The Board of Education addressed its problems with pay-to-learn fees — which include costs for AP testing and a bevy of other district-wide fees, such as school supplies, sports activities, field trips, and parking (only for high school students with a driver’s license) — at a March 28 meeting when Superintendent Karen Baldwin presented a draft list of what student families could incur financially during the school year.

One payment in particular — $96 for AP testing — struck a chord with board members.

“Why are we charging for AP testing? Is there any course at our school that we require students to pay for?” asked board member Doug Silver.

“If you are a high-achievement student, you pay to go to your classes, but if you’re not, you don’t have to pay. How is that fair?”

High school principal Stacey Gross said that most of the money from AP payments goes to the College Board, while whatever remains is used to pay for extra monitoring staff — both RHS faculty and College Board employees — during testing.

Silver said he wasn’t advocating that the school should absorb the cost of the test, but said it should be optional for students.

He said that young learners who take AP classes but don’t want to take the test should have the option to opt out to avoid paying the fee.

Gross said teachers at the high school are very much in favor of having mandatory AP testing.

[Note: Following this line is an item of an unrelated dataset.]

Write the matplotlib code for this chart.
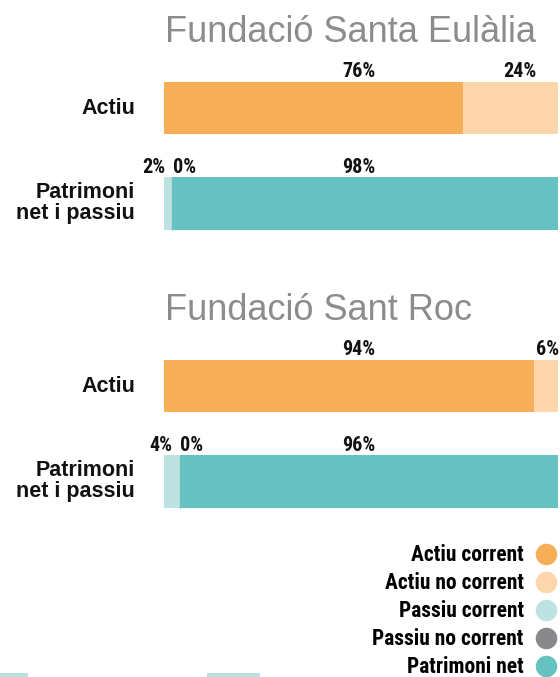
import matplotlib.pyplot as plt
from matplotlib.lines import Line2D
from matplotlib.patches import Rectangle

# data
foundations = ["Fundació Santa Eulàlia", "Fundació Sant Roc"]
rows = ["Actiu", "Patrimoni\nnet i passiu"]
actiu_corrent = [76, 94]
actiu_no_corrent = [24, 6]
passiu_corrent = [2, 4]
passiu_no_corrent = [0, 0]
patrimoni_net = [98, 96]

legend_labels = ["Actiu corrent", "Actiu no corrent", "Passiu corrent",
                 "Passiu no corrent", "Patrimoni net"]
colors = ["#F7AE58", "#FDD6AB", "#BEE2E2", "#87878C", "#66C1C1"]

W, H = 560, 677
fig = plt.figure(figsize=(W / 100, H / 100), dpi=100)

narrow = ["Roboto Condensed", "DejaVu Sans"]
pct_kw = dict(fontsize=14.5, fontweight="bold", family=narrow, color="#111111")


def px_axes(x0, y0, x1, y1):
    return fig.add_axes([x0 / W, 1 - y1 / H, (x1 - x0) / W, (y1 - y0) / H])


panel_tops = [60.5, 338.5]
bar_h = 0.55

for i, name in enumerate(foundations):
    top = panel_tops[i]
    ax = px_axes(164, top, 558, top + 190.5)
    ax.set_xlim(0, 100)
    ax.set_ylim(1.5, -0.5)
    ax.axis("off")

    # Actiu row
    ac, anc = actiu_corrent[i], actiu_no_corrent[i]
    ax.barh(0, ac, height=bar_h, color=colors[0], lw=0)
    ax.barh(0, anc, left=ac, height=bar_h, color=colors[1], lw=0)

    # Patrimoni net i passiu row
    pc, pnc, pn = passiu_corrent[i], passiu_no_corrent[i], patrimoni_net[i]
    ax.barh(1, pc, height=bar_h, color=colors[2], lw=0)
    ax.barh(1, pnc, left=pc, height=bar_h, color=colors[3],
            edgecolor=colors[3], lw=0.9)
    ax.barh(1, pn, left=pc + pnc, height=bar_h, color=colors[4], lw=0)

    def lab(x, row, val, ha="center", dx=0):
        ax.annotate(f"{val}%", xy=(x, row - bar_h / 2), xytext=(dx, 3.3),
                    textcoords="offset points", ha=ha, va="baseline", **pct_kw)

    lab(50, 0, ac, dx=-1.5)
    lab(min(ac + anc / 2 + 2.3, 97.3), 0, anc)  # keep inside the right edge
    lab(pc, 1, pc, ha="right", dx=-5)
    lab(pc + pnc, 1, pnc, ha="left", dx=0.5)
    lab(50, 1, pn, dx=-1.5)

    for r, text in enumerate(rows):
        ax.text(-29 / 394 * 100, r, text, ha="right", va="center",
                fontsize=15.5, fontweight="bold", family="Liberation Sans",
                linespacing=1.0, color="#111111")

    fig.text(165 / W, 1 - (top - 18.5) / H, name, ha="left", va="baseline",
             fontsize=26, family="Liberation Sans", color="#8C8C8C")

handles = [Line2D([], [], marker="o", ls="", markersize=15.5, color=c,
                  markeredgewidth=0) for c in colors]
fig.legend(handles, legend_labels, loc="upper right",
           bbox_to_anchor=(1 + 6 / W, 1 - 537 / H), frameon=False,
           markerfirst=False,
           prop=dict(family=narrow, weight="bold", size=15.5),
           labelspacing=0.28, handletextpad=0.46, handlelength=1.17,
           borderpad=0.335, borderaxespad=0)

# faint strips at the bottom edge
fig.add_artist(Rectangle((0, 0), 28 / W, 4 / H, transform=fig.transFigure,
                         color="#B8E0E0", lw=0))
fig.add_artist(Rectangle((207 / W, 0), 53 / W, 4 / H, transform=fig.transFigure,
                         color="#B8E0E0", lw=0))

fig.savefig("out.png", dpi=100)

“The staff thinks as far as motivation,” she said, “it affects the entire environment in the class if they’re not focused on taking the test.”

Despite the teachers’ stance, Gross said that making the test optional is something that can be looked into further.

Chairwoman Fran Walton said the $96 test cost could be viewed as an investment.  

“If you take the test, you can use the results of the test at college to place into credits,” she said.

A standard four-credit course costs around $3,000 per semester, according to board member Margaret Stamatis.

Ivy League colleges don't accept AP tests in lieu of taking the course.

And that’s why board member David Cordisco said he would like a board subcommittee to meet with high school leadership and explore the possibility of making the tests optional.

“Doug makes a good point — only charge them if they want to take the test,” Cordisco said. “There’s no expense to us at that point, but we should take this into subcommittee.”

An earlier version of this article stated David Cordisco would like to form a new subcommittee and that not all colleges accepted AP credit.